Modeling the behaviour of adsorbed chlorine atoms on a copper surface

Abstract

In the thesis of N. Batenburg unexpected domain boundary behaviour was observed for chlorine on a copper surface. The aim of this thesis is to create a model for the behaviour of adsorbed chlorine atoms on a copper surface, to better understand the domain boundary behaviour. The copper was cut along the (111) Miller plane, resulting in a hexagonal lattice. We present the Ising and the hard hexagon model before moving onto the full model used for the chlorine atoms on the copper surface.

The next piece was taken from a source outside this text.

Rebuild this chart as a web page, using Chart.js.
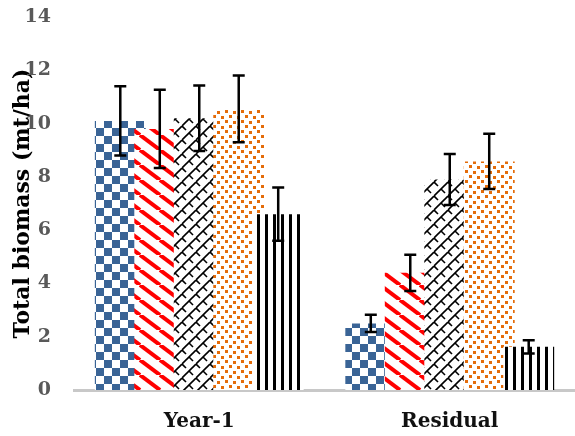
<!DOCTYPE html>
<html>
<head>
<meta charset="utf-8">
<title>Total biomass</title>
<script src="https://cdn.jsdelivr.net/npm/chart.js@4.4.1/dist/chart.umd.min.js"></script>
<style>
  html, body { margin: 0; padding: 0; background: #ffffff; }
  #wrap { width: 575px; height: 436px; }
</style>
</head>
<body>
<div id="wrap"><canvas id="chart" width="575" height="436"></canvas></div>
<script>
// Harvest periods on the x axis
const categories = ['Year-1', 'Residual'];

// Mean total biomass (mt/ha) for the five treatments
const treatmentA = [10.1, 2.5];
const treatmentB = [9.8, 4.4];
const treatmentC = [10.2, 7.9];
const treatmentD = [10.55, 8.58];
const treatmentE = [6.6, 1.62];

// Error bar half-lengths (mt/ha)
const errorA = [1.3, 0.32];
const errorB = [1.47, 0.68];
const errorC = [1.23, 0.96];
const errorD = [1.25, 1.04];
const errorE = [1.0, 0.25];

// Y axis ticks
const yTicks = [0, 2, 4, 6, 8, 10, 12, 14];

// --- fill patterns --------------------------------------------------------
function makeTile(w, h, draw) {
  const c = document.createElement('canvas');
  c.width = w; c.height = h;
  const g = c.getContext('2d');
  g.fillStyle = '#ffffff';
  g.fillRect(0, 0, w, h);
  draw(g, w, h);
  return document.getElementById('chart').getContext('2d').createPattern(c, 'repeat');
}

// blue checkerboard
const checkerFill = makeTile(16, 16, (g) => {
  g.fillStyle = '#3a6496';
  g.fillRect(0, 0, 8, 8);
  g.fillRect(8, 8, 8, 8);
});

// red downward diagonal stripes
const stripeFill = makeTile(20, 15, (g, w, h) => {
  g.strokeStyle = '#ff0000';
  g.lineWidth = 4;
  for (let k = -1; k <= 1; k++) {
    g.beginPath();
    g.moveTo(k * w, 0);
    g.lineTo(k * w + w, h);
    g.stroke();
  }
});

// black weave / zigzag
const weaveFill = makeTile(14, 14, (g, w, h) => {
  g.strokeStyle = '#000000';
  g.lineWidth = 1.6;
  for (let k = -1; k <= 1; k++) {
    g.beginPath();
    g.moveTo(k * w, h);
    g.lineTo(k * w + w, 0);
    g.stroke();
  }
  g.beginPath();
  g.moveTo(7, 7);
  g.lineTo(11, 11);
  g.stroke();
  g.beginPath();
  g.moveTo(0, 0);
  g.lineTo(4, 4);
  g.stroke();
});

// orange confetti
const confettiFill = makeTile(16, 10, (g) => {
  g.fillStyle = '#e46c0a';
  [[1, 0], [9, 1], [5, 5], [13, 6]].forEach(([x, y]) => g.fillRect(x, y, 3, 3));
});

// black vertical lines
const verticalFill = makeTile(8, 4, (g) => {
  g.fillStyle = '#000000';
  g.fillRect(1, 0, 3, 4);
});

// --- drawing order + error bars ------------------------------------------
// Bars overlap inside a group; paint series in index order so each later
// series sits on top of the one to its left, then add the error bars.
let paintingInOrder = false;
const overlapAndErrorPlugin = {
  id: 'overlapAndErrors',
  beforeDatasetDraw() {
    if (!paintingInOrder) return false;
  },
  afterDatasetsDraw(chart) {
    const { ctx, scales: { y } } = chart;
    paintingInOrder = true;
    chart.data.datasets.forEach((ds, i) => {
      chart.getDatasetMeta(i).controller.draw();
    });
    paintingInOrder = false;

    ctx.save();
    ctx.strokeStyle = '#000000';
    ctx.lineWidth = 2.5;
    chart.data.datasets.forEach((ds, i) => {
      const meta = chart.getDatasetMeta(i);
      meta.data.forEach((bar, j) => {
        const v = ds.data[j];
        const e = ds.errors[j];
        const x = bar.x;
        const top = y.getPixelForValue(v + e);
        const bot = y.getPixelForValue(v - e);
        const cap = 6;
        ctx.beginPath();
        ctx.moveTo(x, top);
        ctx.lineTo(x, bot);
        ctx.moveTo(x - cap, top);
        ctx.lineTo(x + cap, top);
        ctx.moveTo(x - cap, bot);
        ctx.lineTo(x + cap, bot);
        ctx.stroke();
      });
    });
    ctx.restore();
  }
};

const seriesValues = [treatmentA, treatmentB, treatmentC, treatmentD, treatmentE];
const seriesErrors = [errorA, errorB, errorC, errorD, errorE];
const seriesFills = [checkerFill, stripeFill, weaveFill, confettiFill, verticalFill];

const datasets = seriesValues.map((vals, i) => ({
  label: 'Treatment ' + String.fromCharCode(65 + i),
  data: vals,
  errors: seriesErrors[i],
  backgroundColor: seriesFills[i],
  borderWidth: 0,
  categoryPercentage: 0.788,
  barPercentage: 1.29
}));

const serif = 'DejaVu Serif';

new Chart(document.getElementById('chart'), {
  type: 'bar',
  data: { labels: categories, datasets },
  plugins: [overlapAndErrorPlugin],
  options: {
    responsive: false,
    animation: false,
    devicePixelRatio: 1,
    layout: { padding: { top: 17, right: 0, bottom: 0, left: 0 } },
    plugins: {
      legend: { display: false },
      tooltip: { enabled: false }
    },
    scales: {
      x: {
        grid: { display: false, drawTicks: false },
        border: { display: true, color: '#c8c8c8', width: 3 },
        ticks: {
          color: '#111111',
          padding: 20,
          font: { family: serif, size: 20, weight: 'bold' }
        },
        afterFit(scale) {
          scale.height = 46;
          scale.paddingLeft = 0;
          scale.paddingRight = 0;
        }
      },
      y: {
        min: 0,
        max: 14,
        afterBuildTicks(scale) { scale.ticks = yTicks.map(v => ({ value: v })); },
        grid: { display: false, drawTicks: false },
        border: { display: false },
        ticks: {
          color: '#595959',
          padding: 23,
          font: { family: serif, size: 19, weight: 'bold' }
        },
        title: {
          display: true,
          text: 'Total biomass (mt/ha)',
          color: '#000000',
          padding: { top: 10, bottom: 0 },
          font: { family: serif, size: 22, weight: 'bold' }
        },
        afterFit(scale) {
          scale.width = 74;
          scale.paddingTop = 0;
          scale.paddingBottom = 0;
        }
      }
    }
  }
});
</script>
</body>
</html>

For the final model first only two-point interaction was considered. It was found that the energy density of the domain walls found by N. Batenburg was higher than the energy density of other types of domain walls. Only when extreme values for the parameters are used, the energy density of the domain walls found by N. Batenburg become the lowest. However, when these parameters are used in a simulation, other congurations, which were not considered in the analysis, are found. We conclude that solely considering two-point interaction results in an inaccurate model, as the domain boundary behaviour found by N. Batenburg cannot be reproduced. An attempt was made to include three-point interaction,
but due to a lack of time this attempt has not been successful. The three-point interaction has to be investigated further to create a more accurate model. Furthermore, the topology of the system could prove to be key to creating an accurate model.